Suprachoroidal shunts include a device called the Cypass Micro Stent from Alcon. Like the Xel Gel stent, it is a small tube like device that inserts from the inside of the eye. However, it is designed to pass into a deeper area of the eye called the suprachoroidal space. This area is just underneath the scleral wall of the eye and contains a very large number of vascular capillaries. When the Cypass is inserted, it allows the fluid in the eye to flow into this rich vascular area where it enters the blood stream and is circulated away from the eye, lowering the pressure. Like the iStent, the Cypass is only approved by the FDA to be done in conjunction with cataract surgery at this time.
Certainly, MIGS will not completely replace the need for drops or traditional glaucoma surgeries. In some cases, these will still remain the best option. But MIGS does indeed fill a major gap in our treatment paradigm for glaucoma, namely, treating those that require some form of treatment or medication for glaucoma, but are below the threshold for needing more aggressive surgical treatment. Perhaps the best part is that most of the time MIGS surgeries are done at the same time as cataract surgery, so there are no additional trips to the operating room to treat both. This is both cost saving and convenient.

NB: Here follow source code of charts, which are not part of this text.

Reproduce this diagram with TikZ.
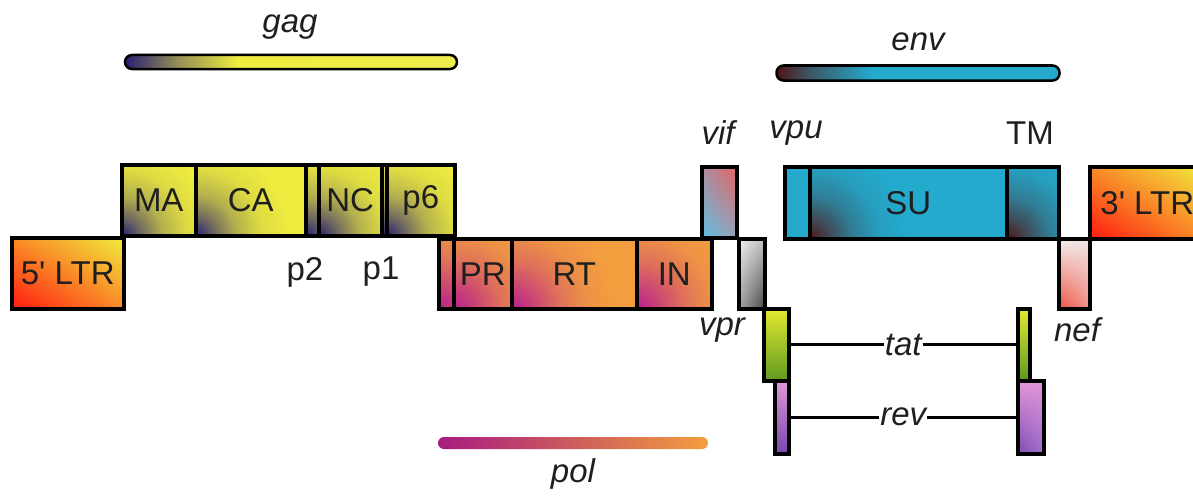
\documentclass[tikz,border=0pt]{standalone}
\usepackage{fontspec}
\usetikzlibrary{shadings}
\setmainfont{Liberation Sans}
\newfontfamily\labfont{Liberation Sans}
\definecolor{gagdark}{RGB}{40,30,115}
\definecolor{gagyel}{RGB}{238,236,62}
\definecolor{polmag}{RGB}{185,30,140}
\definecolor{polor}{RGB}{243,158,62}
\definecolor{envdark}{RGB}{80,20,20}
\definecolor{envcy}{RGB}{35,170,205}
\definecolor{ltrred}{RGB}{255,25,15}
\definecolor{ltror}{RGB}{250,140,40}
\definecolor{ltryel}{RGB}{240,235,60}
\pgfdeclarehorizontalshading{gagbarshade}{100bp}{color(0bp)=(gagdark); color(25bp)=(gagdark);
  color(33bp)=(gagyel!55!gagdark); color(42bp)=(gagyel); color(75bp)=(gagyel!92!white); color(100bp)=(gagyel!92!white)}
\pgfdeclarehorizontalshading{envbarshade}{100bp}{color(0bp)=(envdark); color(25bp)=(envdark);
  color(31bp)=(envdark!55!envcy); color(42bp)=(envcy); color(100bp)=(envcy)}
% soft corner glows for the protein domains
\pgfdeclareradialshading{gagglow}{\pgfpoint{0bp}{0bp}}{color(0bp)=(gagdark); color(1.8bp)=(gagyel!35!gagdark);
  color(4bp)=(gagyel!70!gagdark); color(6.6bp)=(gagyel!92!gagdark); color(9.4bp)=(gagyel); color(50bp)=(gagyel)}
\pgfdeclareradialshading{polglow}{\pgfpoint{0bp}{0bp}}{color(0bp)=(polmag); color(2.2bp)=(polor!30!polmag);
  color(4.8bp)=(polor!65!polmag); color(7.5bp)=(polor!90!polmag); color(10.4bp)=(polor); color(50bp)=(polor)}
\pgfdeclareradialshading{envglow}{\pgfpoint{0bp}{0bp}}{color(0bp)=(envdark); color(1.9bp)=(envcy!35!envdark);
  color(4.3bp)=(envcy!70!envdark); color(7bp)=(envcy!92!envdark); color(9.8bp)=(envcy); color(50bp)=(envcy)}
\begin{document}
\begin{tikzpicture}[x=1pt,y=-1pt,
  lfont/.style={font=\labfont\fontsize{33}{38}\selectfont},
  ifont/.style={font=\labfont\itshape\fontsize{33}{38}\selectfont},
  seg/.style={draw=black, line width=3.5pt, anchor=north west, inner sep=0pt, lfont, text=black!88},
  glow/.style 2 args={fill=#2, path picture={\shade[shading=#1]
      (path picture bounding box.south west) circle (250pt);}},
  gagseg/.style={seg, glow={gagglow}{gagyel}},
  polseg/.style={seg, glow={polglow}{polor}},
  envseg/.style={seg, glow={envglow}{envcy}},
  ltrseg/.style={seg, lower left=ltrred, upper left=ltror, upper right=ltryel, lower right=ltror},
  lab/.style={inner sep=1pt, lfont, text=black!88},
  conn/.style={draw=black, line width=3pt},
  bar/.style={inner sep=0pt, rounded corners=7pt}]
\clip (0,0) rectangle (1193,495);

% gene bars
\node[bar, draw=black, line width=2.5pt, minimum width=332pt, minimum height=14pt,
  shade, shading=gagbarshade] (gagbar) at (291,62) {};
\node[lab, ifont] (gaglab) at (290,27) {gag};
\node[bar, draw=black, line width=2.5pt, minimum width=283pt, minimum height=15pt,
  shade, shading=envbarshade] (envbar) at (918,73) {};
\node[lab, ifont] (envlab) at (918,42) {env};
\node[bar, rounded corners=6pt, minimum width=270pt, minimum height=12pt,
  left color=polmag!90!black, right color=polor] (polbar) at (573,443) {};
\node[lab, ifont] (pollab) at (573,474) {pol};

% LTRs
\node[ltrseg, minimum width=112pt, minimum height=71pt] (ltr5) at (10,236) {5\char"0027\ LTR};
\node[ltrseg, minimum width=115pt, minimum height=72pt] (ltr3) at (1088,165) {3\char"0027\ LTR};

% gag
\node[gagseg, minimum width=74pt,  minimum height=71pt] (MA) at (120,163) {MA};
\node[gagseg, minimum width=110pt, minimum height=71pt] (CA) at (194,163) {CA};
\node[gagseg, minimum width=13pt,  minimum height=71pt] (p2) at (304,163) {};
\node[gagseg, minimum width=63pt,  minimum height=71pt] (NC) at (317,163) {NC};
\node[gagseg, minimum width=5pt,   minimum height=71pt] (p1) at (380,163) {};
\node[gagseg, minimum width=68pt,  minimum height=71pt] (p6) at (385,163) {p6};

% pol
\node[polseg, minimum width=15pt,  minimum height=70pt] (pol0) at (437,237) {};
\node[polseg, minimum width=58pt,  minimum height=70pt] (PR) at (452,237) {PR};
\node[polseg, minimum width=125pt, minimum height=70pt] (RT) at (510,237) {RT};
\node[polseg, minimum width=75pt,  minimum height=70pt] (IN) at (635,237) {IN};

% accessory genes
\node[seg, minimum width=35pt, minimum height=71pt,
  upper right={rgb,255:red,228;green,100;blue,95}, lower left={rgb,255:red,95;green,190;blue,225},
  upper left={rgb,255:red,175;green,140;blue,160}, lower right={rgb,255:red,150;green,160;blue,185}] (vif) at (700,165) {};
\node[seg, minimum width=26pt, minimum height=70pt,
  upper left={rgb,255:red,238;green,238;blue,238}, lower right={rgb,255:red,70;green,70;blue,70},
  upper right={rgb,255:red,190;green,190;blue,190}, lower left={rgb,255:red,160;green,160;blue,160}] (vpr) at (737,237) {};
\draw[conn] (IN.north east) -- (vpr.north west);

\node[seg, minimum width=25pt, minimum height=72pt,
  upper left={rgb,255:red,228;green,232;blue,50}, upper right={rgb,255:red,228;green,232;blue,50},
  lower left={rgb,255:red,95;green,155;blue,30}, lower right={rgb,255:red,95;green,155;blue,30}] (tat1) at (762,307) {};
\node[seg, minimum width=12pt, minimum height=72pt,
  upper left={rgb,255:red,228;green,232;blue,50}, upper right={rgb,255:red,228;green,232;blue,50},
  lower left={rgb,255:red,95;green,155;blue,30}, lower right={rgb,255:red,95;green,155;blue,30}] (tat2) at (1016,307) {};
\node[seg, minimum width=14pt, minimum height=73pt,
  upper left={rgb,255:red,225;green,150;blue,215}, upper right={rgb,255:red,225;green,150;blue,215},
  lower left={rgb,255:red,120;green,70;blue,175}, lower right={rgb,255:red,120;green,70;blue,175}] (rev1) at (773,379) {};
\node[seg, minimum width=26pt, minimum height=73pt,
  upper left={rgb,255:red,225;green,150;blue,215}, upper right={rgb,255:red,225;green,150;blue,215},
  lower left={rgb,255:red,125;green,75;blue,180}, lower right={rgb,255:red,160;green,110;blue,200}] (rev2) at (1016,379) {};
\draw[conn] (tat1) -- node[lab, fill=white, ifont] (tatlab) {tat} (tat2);
\draw[conn] (rev1) -- node[lab, fill=white, ifont] (revlab) {rev} (rev2);

% env
\node[seg, minimum width=25pt, minimum height=72pt, fill=envcy] (vpu) at (783,165) {};
\node[envseg, minimum width=197pt, minimum height=72pt] (SU) at (808,165) {SU};
\node[envseg, minimum width=52pt, minimum height=72pt] (TM) at (1005,165) {};
\node[seg, minimum width=31pt, minimum height=70pt,
  upper left={rgb,255:red,245;green,240;blue,240}, upper right={rgb,255:red,240;green,228;blue,228},
  lower left={rgb,255:red,238;green,80;blue,65}, lower right={rgb,255:red,240;green,150;blue,140}] (nef) at (1057,237) {};

% gene names
\begin{scope}[every node/.style={lab}]
\node (p2lab) at (305,272) {p2};
\node (p1lab) at (381,272) {p1};
\node (TMlab) at (1030,133) {TM};
\node[ifont] (viflab) at (718,133) {vif};
\node[ifont] (vpulab) at (796,133) {vpu};
\node[ifont] (vprlab) at (722,330) {vpr};
\node[ifont] (neflab) at (1077,330) {nef};
\end{scope}
\end{tikzpicture}
\end{document}
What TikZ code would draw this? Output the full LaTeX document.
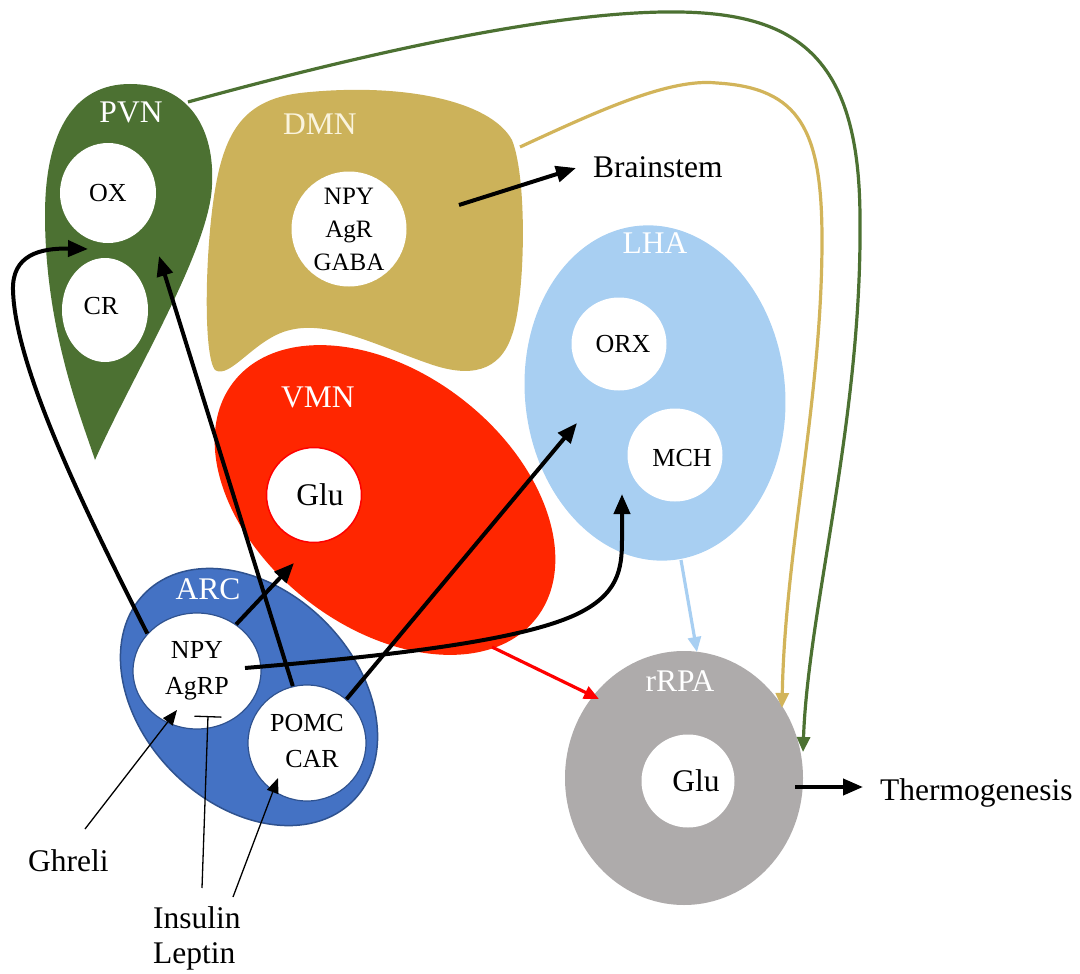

So for those of you out there who have a diagnosis of glaucoma and require medication, consider talking to your doctor about the newer treatments for lowering eye pressure such as MIGS, especially if you have never had cataract surgery. And if you have never had a conversation with your eye doctor about glaucoma, you should consider making an appointment in the near future to measure your level of risk. It could be one of the most important decisions you could ever make.